Dynamite Graffiti views the Japanese porn industry with a playful innocence reminiscent of Boogie Nights as it depicts a burgeoning industry evolving and finding its way. These more comedic moments are intertwined with more serious glimpses into the life of our subject, which don’t illicit much by the way of compassion or empathy as we watch him treat the women in his life horribly. Witnessing Suei commit adultery, stalk his employees, and treat his wife and the women with whom he has relationships with a strange ambivalence makes it hard to find any kind of redemption in him as a character. While it’s an outstanding performance by Emoto Tasuku, in the role of Akira, it’s director Tominaga Masanori who struggles with what kind of narrative is he trying to present here.

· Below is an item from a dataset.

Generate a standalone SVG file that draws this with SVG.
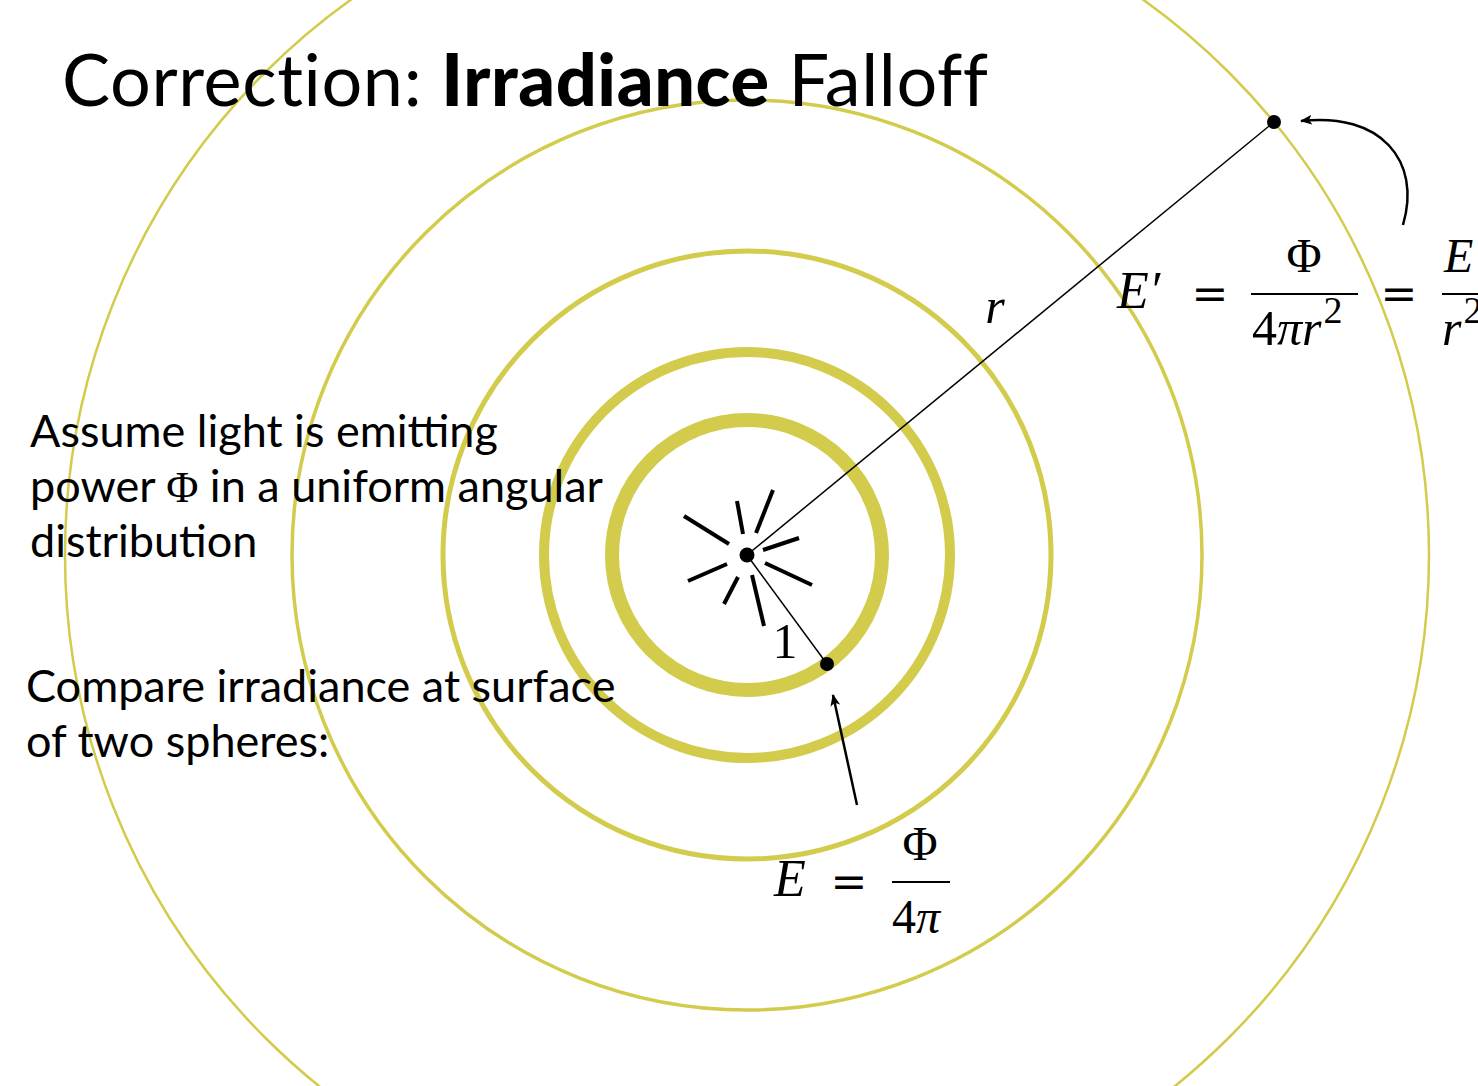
<svg xmlns="http://www.w3.org/2000/svg" width="1478" height="1086" viewBox="0 0 1478 1086">
<style>
.ring{fill:none;stroke:#d3cb4b}
.ray{stroke:#000;stroke-width:4;stroke-linecap:butt}
.thin{stroke:#000;stroke-width:1.5;fill:none}
.arr{stroke:#000;stroke-width:2.5;fill:none}
.txt{font-family:Lato,"Open Sans",sans-serif;fill:#000}
.math{font-family:"Liberation Serif","DejaVu Serif",serif;fill:#000}
.eq{font-family:"DejaVu Serif",serif;fill:#000}
.it{font-style:italic}
</style>
<defs>
<marker id="ah" viewBox="0 0 12 10" refX="11" refY="5" markerWidth="12" markerHeight="10" markerUnits="userSpaceOnUse" orient="auto">
<path d="M0,0 L12,5 L0,10 L3,5 Z" fill="#000"/>
</marker>
</defs>
<rect width="1478" height="1086" fill="#fff"/>
<g id="spheres">
<circle class="ring" cx="747" cy="555" r="682" stroke-width="2.5"/>
<circle class="ring" cx="747" cy="555" r="455" stroke-width="3.5"/>
<circle class="ring" cx="747" cy="555" r="304" stroke-width="5"/>
<circle class="ring" cx="747" cy="555" r="203" stroke-width="10"/>
<circle class="ring" cx="747" cy="555" r="135" stroke-width="14"/>
</g>
<g id="title">
<text class="txt" x="62" y="106" font-size="72" letter-spacing="0.6">Correction: <tspan font-weight="900">Irradiance</tspan> Falloff</text>
</g>
<g id="text-assume">
<text class="txt" font-size="45"><tspan x="30" y="447">Assume light is emitting</tspan><tspan x="30" y="502">power <tspan class="math" font-size="44">Φ</tspan> in a uniform angular</tspan><tspan x="30" y="557">distribution</tspan></text>
</g>
<g id="text-compare">
<text class="txt" font-size="45"><tspan x="26" y="702">Compare irradiance at surface</tspan><tspan x="26" y="757">of two spheres:</tspan></text>
</g>
<g id="connectors">
<line class="thin" x1="747" y1="555" x2="1274" y2="122"/>
<line class="thin" x1="747" y1="555" x2="827" y2="664"/>
<path class="arr" d="M1403,225 C1422,160 1380,112 1301,121" marker-end="url(#ah)"/>
<line class="arr" x1="857" y1="805" x2="833" y2="695" marker-end="url(#ah)"/>
</g>
<g id="light-source">
<line class="ray" x1="684" y1="516" x2="729" y2="544"/>
<line class="ray" x1="737" y1="501" x2="743" y2="534"/>
<line class="ray" x1="773" y1="490" x2="756" y2="533"/>
<line class="ray" x1="763" y1="550" x2="799" y2="538"/>
<line class="ray" x1="765" y1="563" x2="812" y2="585"/>
<line class="ray" x1="752" y1="575" x2="764" y2="626"/>
<line class="ray" x1="738" y1="577" x2="724" y2="604"/>
<line class="ray" x1="727" y1="564" x2="688" y2="581"/>
<circle cx="747" cy="555" r="7.5" fill="#000"/>
</g>
<g id="point-inner">
<circle cx="827" cy="664" r="7" fill="#000"/>
<text class="math" x="785" y="658" font-size="50" text-anchor="middle">1</text>
</g>
<g id="point-outer">
<circle cx="1274" cy="122" r="7" fill="#000"/>
<text class="math it" x="995" y="323" font-size="50" text-anchor="middle">r</text>
</g>
<g id="formula-E">
<text class="math it" x="774" y="896" font-size="52">E</text>
<text class="eq" x="849" y="897" font-size="44" text-anchor="middle">=</text>
<text class="math" x="920" y="860" font-size="48" text-anchor="middle">Φ</text>
<line x1="892" y1="882" x2="950" y2="882" stroke="#000" stroke-width="2"/>
<text class="math" x="892" y="933" font-size="48">4<tspan class="it">π</tspan></text>
</g>
<g id="formula-Eprime">
<text class="math it" x="1117" y="308" font-size="52">E′</text>
<text class="eq" x="1210" y="309" font-size="44" text-anchor="middle">=</text>
<text class="math" x="1304" y="272" font-size="48" text-anchor="middle">Φ</text>
<line x1="1251" y1="294" x2="1358" y2="294" stroke="#000" stroke-width="2"/>
<text class="math" x="1252" y="345" font-size="50">4<tspan class="it">πr</tspan><tspan font-size="38" dy="-22" dx="2">2</tspan></text>
<text class="eq" x="1399" y="309" font-size="44" text-anchor="middle">=</text>
<text class="math it" x="1444" y="272" font-size="48">E</text>
<line x1="1442" y1="294" x2="1478" y2="294" stroke="#000" stroke-width="2"/>
<text class="math" x="1442" y="345" font-size="50"><tspan class="it">r</tspan><tspan font-size="38" dy="-22" dx="2">2</tspan></text>
</g>
</svg>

The film fails to make a strong case for its protagonist, instead making him appear simply as an eccentric entrepreneur who used his power and mother’s suicide as an excuse to mistreat women.

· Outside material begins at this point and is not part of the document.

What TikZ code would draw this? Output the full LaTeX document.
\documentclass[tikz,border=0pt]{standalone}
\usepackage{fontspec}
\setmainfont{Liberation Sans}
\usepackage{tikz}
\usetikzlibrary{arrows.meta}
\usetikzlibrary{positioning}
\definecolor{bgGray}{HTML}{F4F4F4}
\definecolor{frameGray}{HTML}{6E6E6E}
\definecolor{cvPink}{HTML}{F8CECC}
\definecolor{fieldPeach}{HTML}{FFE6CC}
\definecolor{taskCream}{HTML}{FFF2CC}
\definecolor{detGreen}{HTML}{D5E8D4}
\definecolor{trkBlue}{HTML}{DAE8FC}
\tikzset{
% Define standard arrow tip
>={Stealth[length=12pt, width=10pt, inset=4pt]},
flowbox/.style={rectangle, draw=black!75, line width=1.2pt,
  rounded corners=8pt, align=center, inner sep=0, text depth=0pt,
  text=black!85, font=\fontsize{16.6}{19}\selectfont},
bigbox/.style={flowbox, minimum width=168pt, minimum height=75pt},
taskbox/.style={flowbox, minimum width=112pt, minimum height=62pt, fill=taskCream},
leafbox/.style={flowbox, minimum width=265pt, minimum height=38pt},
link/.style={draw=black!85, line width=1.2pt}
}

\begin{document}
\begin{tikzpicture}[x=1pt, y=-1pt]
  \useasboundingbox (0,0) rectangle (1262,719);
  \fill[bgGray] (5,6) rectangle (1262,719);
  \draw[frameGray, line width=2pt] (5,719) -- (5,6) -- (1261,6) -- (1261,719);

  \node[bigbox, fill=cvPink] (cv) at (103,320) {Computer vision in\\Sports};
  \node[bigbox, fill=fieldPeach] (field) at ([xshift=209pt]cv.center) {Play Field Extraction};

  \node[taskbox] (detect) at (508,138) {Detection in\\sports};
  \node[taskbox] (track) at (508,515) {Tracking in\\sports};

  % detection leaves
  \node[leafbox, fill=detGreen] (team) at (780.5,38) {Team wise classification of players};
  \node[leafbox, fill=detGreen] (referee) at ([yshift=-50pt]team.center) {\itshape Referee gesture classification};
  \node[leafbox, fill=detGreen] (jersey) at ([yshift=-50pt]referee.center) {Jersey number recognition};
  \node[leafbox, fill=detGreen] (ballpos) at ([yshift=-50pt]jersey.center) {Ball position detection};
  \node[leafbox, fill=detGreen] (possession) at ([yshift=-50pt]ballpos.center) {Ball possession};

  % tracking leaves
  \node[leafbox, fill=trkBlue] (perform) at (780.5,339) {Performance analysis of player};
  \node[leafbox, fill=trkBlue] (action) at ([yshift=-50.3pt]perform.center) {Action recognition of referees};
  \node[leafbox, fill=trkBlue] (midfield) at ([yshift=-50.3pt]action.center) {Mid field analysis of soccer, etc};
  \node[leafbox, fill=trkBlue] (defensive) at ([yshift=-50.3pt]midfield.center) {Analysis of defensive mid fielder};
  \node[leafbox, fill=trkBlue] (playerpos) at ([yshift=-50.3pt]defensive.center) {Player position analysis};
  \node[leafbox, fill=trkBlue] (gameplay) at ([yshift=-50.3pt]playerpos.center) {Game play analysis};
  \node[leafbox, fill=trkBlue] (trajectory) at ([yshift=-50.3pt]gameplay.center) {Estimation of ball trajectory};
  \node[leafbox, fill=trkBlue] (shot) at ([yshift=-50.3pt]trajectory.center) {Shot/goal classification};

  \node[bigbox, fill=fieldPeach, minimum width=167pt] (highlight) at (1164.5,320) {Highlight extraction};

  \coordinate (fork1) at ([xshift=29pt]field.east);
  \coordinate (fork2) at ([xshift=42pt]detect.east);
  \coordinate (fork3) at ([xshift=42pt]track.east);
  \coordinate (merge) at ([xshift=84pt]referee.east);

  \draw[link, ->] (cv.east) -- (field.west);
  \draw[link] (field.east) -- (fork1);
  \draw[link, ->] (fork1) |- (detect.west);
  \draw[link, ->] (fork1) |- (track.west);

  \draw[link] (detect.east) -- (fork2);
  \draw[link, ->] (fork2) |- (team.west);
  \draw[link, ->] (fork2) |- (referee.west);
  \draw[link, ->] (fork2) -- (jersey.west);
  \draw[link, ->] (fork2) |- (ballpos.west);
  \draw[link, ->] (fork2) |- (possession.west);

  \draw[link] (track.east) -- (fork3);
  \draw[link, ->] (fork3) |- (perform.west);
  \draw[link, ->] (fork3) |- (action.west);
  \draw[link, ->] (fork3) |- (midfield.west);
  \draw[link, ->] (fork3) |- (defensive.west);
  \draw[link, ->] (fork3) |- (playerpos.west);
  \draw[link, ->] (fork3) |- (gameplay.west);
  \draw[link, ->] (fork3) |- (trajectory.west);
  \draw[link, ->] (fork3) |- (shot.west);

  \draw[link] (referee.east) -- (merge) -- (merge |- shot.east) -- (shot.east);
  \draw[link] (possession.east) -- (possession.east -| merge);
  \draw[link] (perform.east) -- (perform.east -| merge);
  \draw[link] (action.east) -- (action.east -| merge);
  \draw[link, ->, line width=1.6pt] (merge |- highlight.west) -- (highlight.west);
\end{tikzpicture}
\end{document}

Dynamite Graffiti still is worth a watch for its fascinating and comedic look at Japan’s porn industry in the 1980s alone. But for a biopic the film doesn’t dig too deep with its protagonist, painting a rather superficial portrait of someone who should have been fertile ground for this kind of treatment. The film’s third act is where the character arc seems to break down and crumble as it’s not completely clear what is driving Akira’s eccentric behavior as he goes off the deep end, throwing change in the streets and randomly walking around town playing a saxophone. It’s here the film simply runs out of steam before it’s supposed to give a conclusion to the story that feels rather tacked on after the fact. While Dynamite Graffiti delivers on the history surrounding Akira, it fails to shed any real light on its subject to redeem him and help us better understand the man behind the myth.